[TASK DATA]:
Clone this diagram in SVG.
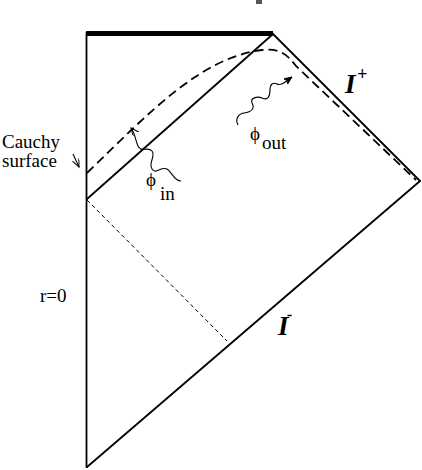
<svg xmlns="http://www.w3.org/2000/svg" width="422" height="470" viewBox="0 0 422 470">
<style>
.ln{stroke:#000;stroke-width:1.8;fill:none;stroke-linecap:round}
.dash{stroke:#000;stroke-width:1.8;fill:none;stroke-dasharray:9 5}
.thin{stroke:#000;stroke-width:1;fill:none;stroke-dasharray:4 3}
.wave{stroke:#000;stroke-width:1.1;fill:none}
.t{font-family:"Liberation Serif","DejaVu Serif",serif;font-size:19px;fill:#000}
.cal{font-family:"Liberation Serif","DejaVu Serif",serif;font-style:italic;font-weight:bold;fill:#000}
</style>
<defs>
<marker id="open" markerWidth="10" markerHeight="8" refX="8" refY="3.5" orient="auto" markerUnits="userSpaceOnUse">
<path d="M0,0 L8,3.5 L0,7" fill="none" stroke="#000" stroke-width="1"/>
</marker>
<marker id="fill" markerWidth="10" markerHeight="8" refX="8" refY="3.5" orient="auto" markerUnits="userSpaceOnUse">
<path d="M0,0 L8,3.5 L0,7 L2,3.5 Z" fill="#000" stroke="#000" stroke-width="0.8"/>
</marker>
</defs>
<rect width="422" height="470" fill="#fff"/>
<rect x="256" y="0" width="6" height="4" fill="#555"/>
<g id="boundaries">
<line class="ln" x1="86.5" y1="33" x2="86.5" y2="467"/>
<line x1="86" y1="33.5" x2="273" y2="33.5" stroke="#000" stroke-width="5"/>
<line class="ln" x1="273" y1="34" x2="420" y2="181"/>
<line class="ln" x1="87" y1="467" x2="420" y2="181"/>
<line class="ln" x1="87" y1="199" x2="273" y2="34"/>
</g>
<g id="connectors">
<path class="dash" d="M87,173 C150,112 200,58 262,50 C282,48 288,56 296,66 L416,180"/>
<line class="thin" x1="87" y1="200" x2="227" y2="341"/>
<line class="wave" x1="73" y1="154" x2="79" y2="167" marker-end="url(#open)"/>
<path class="wave" d="M181,181 C174,181 172,172 167,169 C161,166 156,175 152,169 C148,163 156,156 152,151 C148,146 141,153 138,146 C135,139 135,133 131,128" marker-end="url(#open)"/>
<path class="wave" d="M238,125 C235,119 238,114 244,113 C252,112 255,108 252,103 C250,98 257,96 262,98 C268,101 270,96 270,90 C270,84 273,82 277,84 C281,86 285,82 292,77" marker-end="url(#fill)"/>
</g>
<g id="labels">
<text class="t" font-family="Liberation Serif, serif" x="2" y="148">Cauchy</text>
<text class="t" font-family="Liberation Serif, serif" x="2" y="167">surface</text>
<text class="t" font-family="Liberation Serif, serif" x="40" y="302">r=0</text>
<text class="t" font-family="DejaVu Serif, serif" font-size="18" x="146" y="186">ϕ</text>
<text class="t" font-family="Liberation Serif, serif" x="160" y="200">in</text>
<text class="t" font-family="DejaVu Serif, serif" font-size="18" x="250" y="140">ϕ</text>
<text class="t" font-family="Liberation Serif, serif" x="262" y="149">out</text>
<text class="cal" font-family="Liberation Serif, serif" x="345" y="93" font-size="27">I</text>
<text class="cal" font-family="Liberation Serif, serif" x="357" y="80" font-size="18">+</text>
<text class="cal" font-family="Liberation Serif, serif" x="278" y="335" font-size="27">I</text>
<text class="cal" font-family="Liberation Serif, serif" x="287" y="320" font-size="16">-</text>
</g>
</svg>
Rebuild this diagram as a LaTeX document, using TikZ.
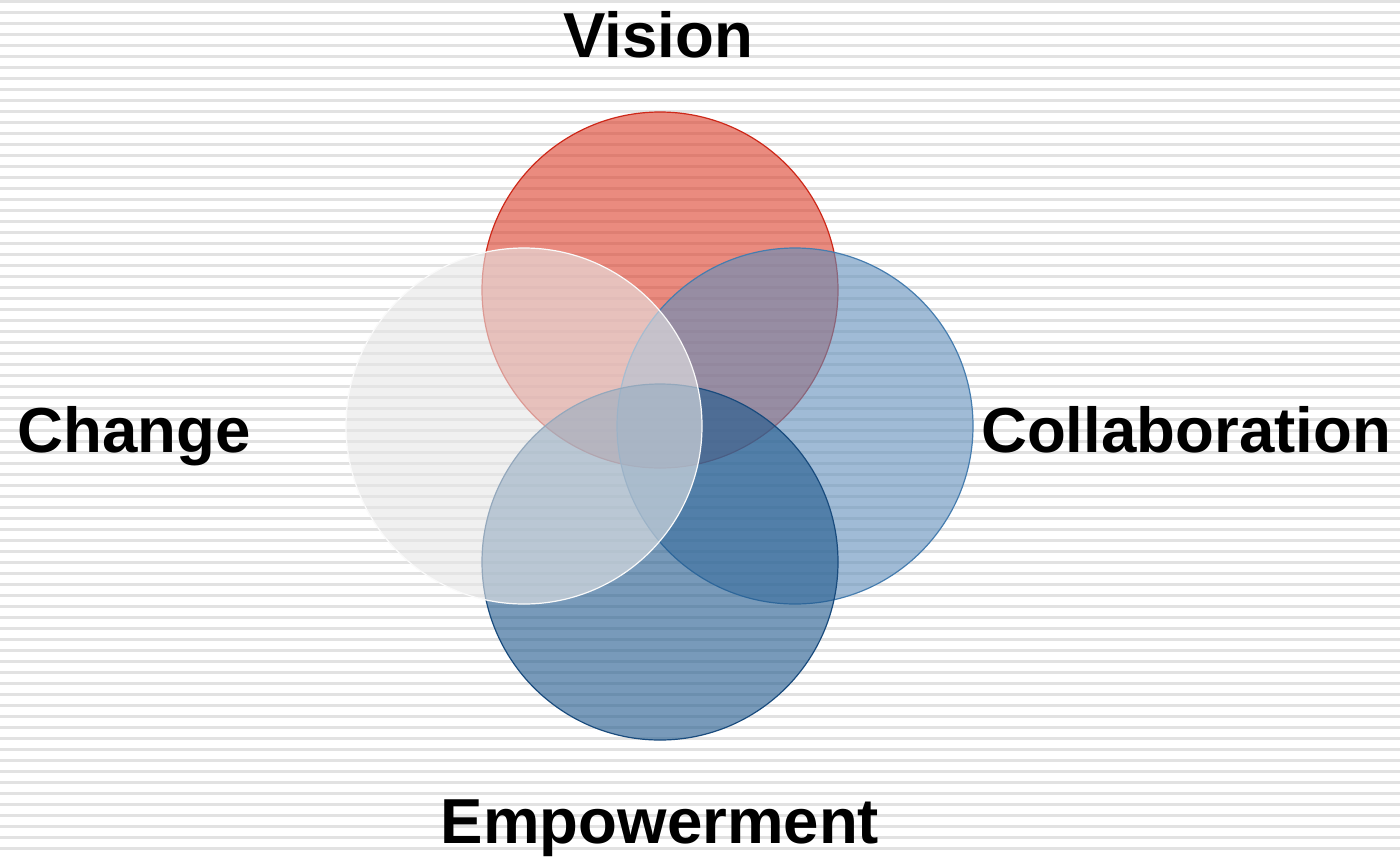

[GOAL OF THE EXERCISE]:
Skip the pictures and transcribe the rest of the records exactly.

[ANSWER TO THIS EXERCISE]:
Clone this diagram in SVG.
<svg xmlns="http://www.w3.org/2000/svg" width="422" height="470" viewBox="0 0 422 470">
<style>
.ln{stroke:#000;stroke-width:1.8;fill:none;stroke-linecap:round}
.dash{stroke:#000;stroke-width:1.8;fill:none;stroke-dasharray:9 5}
.thin{stroke:#000;stroke-width:1;fill:none;stroke-dasharray:4 3}
.wave{stroke:#000;stroke-width:1.1;fill:none}
.t{font-family:"Liberation Serif","DejaVu Serif",serif;font-size:19px;fill:#000}
.cal{font-family:"Liberation Serif","DejaVu Serif",serif;font-style:italic;font-weight:bold;fill:#000}
</style>
<defs>
<marker id="open" markerWidth="10" markerHeight="8" refX="8" refY="3.5" orient="auto" markerUnits="userSpaceOnUse">
<path d="M0,0 L8,3.5 L0,7" fill="none" stroke="#000" stroke-width="1"/>
</marker>
<marker id="fill" markerWidth="10" markerHeight="8" refX="8" refY="3.5" orient="auto" markerUnits="userSpaceOnUse">
<path d="M0,0 L8,3.5 L0,7 L2,3.5 Z" fill="#000" stroke="#000" stroke-width="0.8"/>
</marker>
</defs>
<rect width="422" height="470" fill="#fff"/>
<rect x="256" y="0" width="6" height="4" fill="#555"/>
<g id="boundaries">
<line class="ln" x1="86.5" y1="33" x2="86.5" y2="467"/>
<line x1="86" y1="33.5" x2="273" y2="33.5" stroke="#000" stroke-width="5"/>
<line class="ln" x1="273" y1="34" x2="420" y2="181"/>
<line class="ln" x1="87" y1="467" x2="420" y2="181"/>
<line class="ln" x1="87" y1="199" x2="273" y2="34"/>
</g>
<g id="connectors">
<path class="dash" d="M87,173 C150,112 200,58 262,50 C282,48 288,56 296,66 L416,180"/>
<line class="thin" x1="87" y1="200" x2="227" y2="341"/>
<line class="wave" x1="73" y1="154" x2="79" y2="167" marker-end="url(#open)"/>
<path class="wave" d="M181,181 C174,181 172,172 167,169 C161,166 156,175 152,169 C148,163 156,156 152,151 C148,146 141,153 138,146 C135,139 135,133 131,128" marker-end="url(#open)"/>
<path class="wave" d="M238,125 C235,119 238,114 244,113 C252,112 255,108 252,103 C250,98 257,96 262,98 C268,101 270,96 270,90 C270,84 273,82 277,84 C281,86 285,82 292,77" marker-end="url(#fill)"/>
</g>
<g id="labels">
<text class="t" font-family="Liberation Serif, serif" x="2" y="148">Cauchy</text>
<text class="t" font-family="Liberation Serif, serif" x="2" y="167">surface</text>
<text class="t" font-family="Liberation Serif, serif" x="40" y="302">r=0</text>
<text class="t" font-family="DejaVu Serif, serif" font-size="18" x="146" y="186">ϕ</text>
<text class="t" font-family="Liberation Serif, serif" x="160" y="200">in</text>
<text class="t" font-family="DejaVu Serif, serif" font-size="18" x="250" y="140">ϕ</text>
<text class="t" font-family="Liberation Serif, serif" x="262" y="149">out</text>
<text class="cal" font-family="Liberation Serif, serif" x="345" y="93" font-size="27">I</text>
<text class="cal" font-family="Liberation Serif, serif" x="357" y="80" font-size="18">+</text>
<text class="cal" font-family="Liberation Serif, serif" x="278" y="335" font-size="27">I</text>
<text class="cal" font-family="Liberation Serif, serif" x="287" y="320" font-size="16">-</text>
</g>
</svg>
Rebuild this diagram as a LaTeX document, using TikZ.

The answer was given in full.